Um artigo de opinião de João Lopes.
É uma das grandes (e perturbantes) comédias sobre a Guerra Fria — para Stanley Kubrick foi também uma nova ligação com os estúdios ingleses.
E aí está mais uma obra-prima que podemos reencontrar graças ao streaming: “Dr. Estranhoamor” (1964), de Stanley Kubrick.
Digamos que é o capítulo de transição da obra de Kubrick dos EUA para Inglaterra. O seu filme anterior, “Lolita” (1962), já tinha sido rodado, em parte, em estúdios ingleses. “Dr. Estranhoamor” inicia, afinal, o período mais conhecido da sua filmografia — lembremos apenas que se seguiria “2001: Odisseia no Espaço” (1968).

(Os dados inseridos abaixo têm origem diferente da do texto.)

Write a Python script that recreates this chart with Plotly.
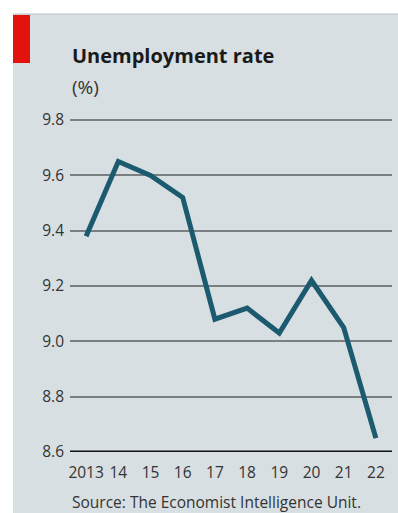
import plotly.graph_objects as go

years = [2013, 2014, 2015, 2016, 2017, 2018, 2019, 2020, 2021, 2022]
year_labels = ["2013", "14", "15", "16", "17", "18", "19", "20", "21", "22"]
rate = [9.38, 9.65, 9.60, 9.52, 9.08, 9.12, 9.03, 9.22, 9.05, 8.65]
y_ticks = [8.6, 8.8, 9.0, 9.2, 9.4, 9.6, 9.8]
y_tick_labels = ["8.6", "8.8", "9.0", "9.2", "9.4", "9.6", "9.8"]

FONT = "Open Sans"
BG = "#d8dfe2"

fig = go.Figure()
fig.add_trace(go.Scatter(
    x=years, y=rate, mode="lines",
    line=dict(color="#1b5a6f", width=5),
    hoverinfo="skip", showlegend=False,
))

L, R, T, B = 70, 6, 110, 61
W, H = 398, 513
ph = H - T - B
pw = W - L - R

def px(x):
    return (x - L) / pw

def py(y):
    return (H - B - y) / ph

shapes = [
    # panel background
    dict(type="rect", xref="paper", yref="paper", x0=px(13), x1=px(W + 5), y0=py(H + 5), y1=py(14),
         fillcolor=BG, line=dict(width=0), layer="below"),
    dict(type="line", xref="paper", yref="paper", x0=px(13), x1=px(W + 5), y0=py(14), y1=py(14),
         line=dict(color="#b9bec1", width=1), layer="below"),
    # red tag
    dict(type="rect", xref="paper", yref="paper", x0=px(13), x1=px(30), y0=py(63), y1=py(15),
         fillcolor="#e3120b", line=dict(width=0), layer="below"),
    # baseline
    dict(type="line", xref="paper", yref="y", x0=0, x1=1, y0=8.6, y1=8.6,
         line=dict(color="#111111", width=3), layer="above"),
]

annotations = [
    dict(text="<b>Unemployment rate</b>", xref="paper", yref="paper", x=0, y=py(55),
         xanchor="left", yanchor="middle", showarrow=False,
         font=dict(family=FONT, size=20, color="#1a1a1a")),
    dict(text="(%)", xref="paper", yref="paper", x=0, y=py(87),
         xanchor="left", yanchor="middle", showarrow=False,
         font=dict(family=FONT, size=19, color="#333333")),
    dict(text="Source: The Economist Intelligence Unit.", xref="paper", yref="paper", x=0, y=py(502),
         xanchor="left", yanchor="middle", showarrow=False,
         font=dict(family=FONT, size=15.5, color="#333333")),
]

top_val = 9.8 + 10 / ((ph - 10) / 1.2)

fig.update_layout(
    width=W, height=H,
    margin=dict(l=L, r=R, t=T, b=B, pad=0),
    paper_bgcolor="white",
    plot_bgcolor="rgba(0,0,0,0)",
    shapes=shapes,
    annotations=annotations,
    xaxis=dict(
        range=[2012.5, 2022.5], tickmode="array", tickvals=years, ticktext=year_labels,
        showgrid=False, zeroline=False, showline=False, ticks="", ticklabelstandoff=9,
        tickfont=dict(family=FONT, size=15.5, color="#333333"), fixedrange=True,
    ),
    yaxis=dict(
        range=[8.6, top_val], tickmode="array", tickvals=y_ticks, ticktext=y_tick_labels,
        showgrid=True, gridcolor="#7a7f82", gridwidth=1.5, zeroline=False, showline=False,
        ticks="", ticklabelstandoff=5,
        tickfont=dict(family=FONT, size=15.5, color="#333333"), fixedrange=True,
    ),
)

fig.write_html("out.html", config=dict(displayModeBar=False))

No original “Dr. Strangelove”, o filme apresenta-se com um longo subtítulo que poderemos traduzir assim: “Como eu aprendi a não me preocupar e a adorar a bomba.” Que bomba? A bomba atómica! Esta é a saga de um presidente, dos seus cientistas e militares a discutirem se devem ou não utilizar a energia nuclear para combater o inimigo, desse modo ameaçando destruir grande parte da presença humana no planeta Terra…
Escusado será dizer que há no trabalho de Kubrick uma dimensão eminentemente política, cujo valor simbólico infelizmente se mantém, mesmo se é um facto que o filme nasce como reflexo muito directo das convulsões da Guerra Fria (recorde-se que o Muro de Berlim tinha começado a ser construído no verão de 1961). Ao mesmo tempo, a contundência dessa dimensão política é tanto mais eficaz — e profundamente perturbante — quanto “Dr. Estranhoamor” é uma vertiginosa comédia, por certo das melhores que se fizeram ao longo da década de 60.
Com um elenco que inclui Peter Sellers (interpretando três personagens!), George C. Scott, Sterling Hayden, Slim Pickens e Tracy Reed, “Dr. Estranhoamor” permanece como um caso invulgar de um objecto de cinema cujas conotações realistas são tanto mais fortes quanto o seu tom é, paradoxalmente, delirante e artificioso. Em resumo: um momento “obrigatório” do trabalho de um dos maiores cineastas da segunda metade do século XX.